To this day Saleh is critical of the document’s loss. According to
Saleh,
it makes no sense for the documents to have just disappeared.
"(Perhaps) it was mismanagement by the presidential office, only we’re
not
convinced. The documents were handed over in public, the media was there, there was a presidential press conference, [then] they just disappeared, where were they put? They can be searched for, it’s impossible that they don’t exist. Everyone knows about the documents, all of the TPF members said that they were handed over [to the government]", he explained.
Saleh is still convinced that the documents exist. On the question of
their disappearance, he says it’s just a matter of how serious the government is [in finding them].
Saleh says that if the government is indeed serious about solving the
Munir case, this can only demonstrate this by revealing the TPF’s findings to the public.

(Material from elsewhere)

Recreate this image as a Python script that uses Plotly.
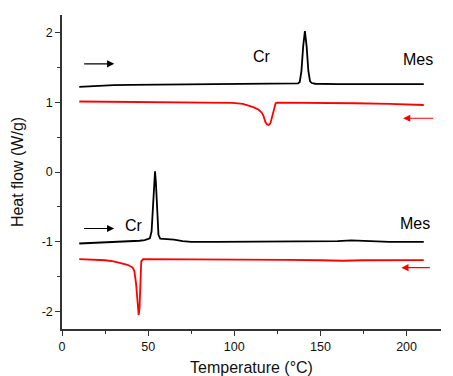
import plotly.graph_objects as go

# para-IDT(NCN)2 heating (black)
para_heat_x = [10, 20, 30, 40, 60, 80, 100, 120, 130, 135, 137, 138, 139, 140, 141, 142, 143, 144, 145, 147, 150, 160, 180, 200, 210]
para_heat_y = [1.22, 1.235, 1.245, 1.25, 1.255, 1.26, 1.26, 1.262, 1.263, 1.265, 1.27, 1.29, 1.45, 1.8, 2.02, 1.8, 1.45, 1.30, 1.275, 1.265, 1.262, 1.26, 1.26, 1.26, 1.26]

# para-IDT(NCN)2 cooling (red)
para_cool_x = [10, 30, 50, 70, 90, 99, 105, 111, 114, 116, 117, 118, 119, 120, 121, 122, 123, 124, 125, 130, 150, 170, 190, 210]
para_cool_y = [1.01, 1.005, 1.0, 1.0, 0.995, 0.99, 0.975, 0.93, 0.895, 0.85, 0.80, 0.72, 0.68, 0.675, 0.70, 0.80, 0.92, 0.985, 0.995, 0.995, 0.99, 0.985, 0.975, 0.96]

# meta-IDT(NCN)2 heating (black)
meta_heat_x = [10, 20, 30, 40, 45, 48, 50, 51, 52, 53, 53.5, 54, 54.5, 55, 56, 57, 60, 65, 70, 75, 90, 120, 150, 160, 168, 175, 180, 190, 210]
meta_heat_y = [-1.025, -1.015, -1.005, -0.995, -0.985, -0.975, -0.965, -0.95, -0.85, -0.45, -0.15, 0.01, -0.15, -0.5, -0.9, -0.955, -0.96, -0.97, -0.99, -1.0, -1.0, -1.0, -0.995, -0.99, -0.98, -0.985, -0.995, -1.0, -1.0]

# meta-IDT(NCN)2 cooling (red)
meta_cool_x = [10, 20, 25, 30, 35, 38, 40, 41, 42, 43, 44, 44.5, 45, 45.5, 46, 47, 50, 70, 100, 130, 150, 163, 175, 190, 210]
meta_cool_y = [-1.25, -1.255, -1.265, -1.28, -1.305, -1.33, -1.355, -1.37, -1.42, -1.6, -1.9, -2.05, -1.95, -1.6, -1.28, -1.25, -1.25, -1.25, -1.255, -1.26, -1.265, -1.272, -1.265, -1.262, -1.262]

x_ticks = [0, 50, 100, 150, 200]
y_ticks = [-2, -1, 0, 1, 2]

fig = go.Figure()
fig.add_trace(go.Scatter(x=para_heat_x, y=para_heat_y, mode="lines", line=dict(color="black", width=1.8), showlegend=False))
fig.add_trace(go.Scatter(x=para_cool_x, y=para_cool_y, mode="lines", line=dict(color="#ff0000", width=1.8), showlegend=False))
fig.add_trace(go.Scatter(x=meta_heat_x, y=meta_heat_y, mode="lines", line=dict(color="black", width=1.8), showlegend=False))
fig.add_trace(go.Scatter(x=meta_cool_x, y=meta_cool_y, mode="lines", line=dict(color="#ff0000", width=1.8), showlegend=False))

font = "Liberation Sans, Arial, sans-serif"

def arrow(x0, x1, y, color):
    fig.add_annotation(x=x1, y=y, ax=x0, ay=y, xref="x", yref="y", axref="x", ayref="y",
                       showarrow=True, arrowhead=2, arrowsize=1.3, arrowwidth=1.1,
                       arrowcolor=color, standoff=0, text="")

arrow(12, 30.3, 1.55, "black")
arrow(216.4, 198, 0.771, "#ff0000")
arrow(12, 30.3, -0.809, "black")
arrow(214.4, 197, -1.371, "#ff0000")

def label(x, y, text, anchor="center", size=16):
    fig.add_annotation(x=x, y=y, xref="x", yref="y", text=text, showarrow=False,
                       xanchor=anchor, yanchor="middle", font=dict(family=font, size=size, color="black"))

label(116.3, 1.65, "Cr")
label(206.5, 1.61, "Mes")
label(41.8, -0.76, "Cr")
label(204.9, -0.737, "Mes")
label(226.5, 0.39, "<b><i>para</i>-IDT(NCN)<sub>2</sub></b>", anchor="right")
label(226.5, -1.677, "<b><i>meta</i>-IDT(NCN)<sub>2</sub></b>", anchor="right")

axis_common = dict(showgrid=False, zeroline=False, showline=True, linecolor="#333333", linewidth=1.5,
                   ticks="outside", ticklen=5, tickwidth=1.2, tickcolor="#333333",
                   tickfont=dict(family=font, size=12.5, color="#111111"),
                   title_font=dict(family=font, size=16, color="#111111"))

fig.update_xaxes(range=[0, 220], tickvals=x_ticks, ticktext=[str(v) for v in x_ticks],
                 title_text="Temperature (°C)", title_standoff=10,
                 minor=dict(dtick=25, tick0=0, ticklen=3, ticks="outside", tickwidth=1, tickcolor="#333333"),
                 **axis_common)
fig.update_yaxes(range=[-2.25, 2.25], tickvals=y_ticks, ticktext=[str(v) for v in y_ticks],
                 title_text="Heat flow (W/g)", title_standoff=14,
                 minor=dict(dtick=0.5, tick0=0, ticklen=3, ticks="outside", tickwidth=1, tickcolor="#333333"),
                 **axis_common)

fig.update_layout(width=453, height=376, margin=dict(l=62, r=12, t=15, b=47, autoexpand=False),
                  plot_bgcolor="white", paper_bgcolor="white", font=dict(family=font))

fig.write_html("out.html", config={"displayModeBar": False},
               post_script="document.body.style.margin='0';document.body.style.overflow='hidden';")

"[The government can] demonstrate its seriousness like that, yes we
welcome the [police chief’s] instruction, but it’s like something isn’t quite right. Because the documents are indeed being held by the government", he concluded.
Notes
Renowned human rights defender Munir died of arsenic poisoning onboard a
Garuda Indonesia flight in September 2004. Although off-duty pilot Pollycarpus Priyanto was convicted of the murder in 2005 the alleged mastermind behind the assassination, former National Intelligence Agency
(BIN) deputy Muchdi Purwopranjono, was later acquitted of all charges. Also implicated in the murder but never investigated was former BIN chief Hendropriyono. A close ally of Megawati Sukarnoputri — the chairperson of President Joko Widodo’s ruling Indonesian Democratic Party of Struggle
(PDI-P) — according to US diplomatic cables leaked in 2011 Hendropriyono was involved in the planning of Munir’s murder.
Following a ruling by the Central Information Commission (KIP) in October
2016 ordering the State Secretariat to disclose the fact-finding team’s report on Munir’s murder to the public, the Secretariat claimed that the document had mysteriously gone missing, prompting allegations that the files were deliberately misplaced by the government.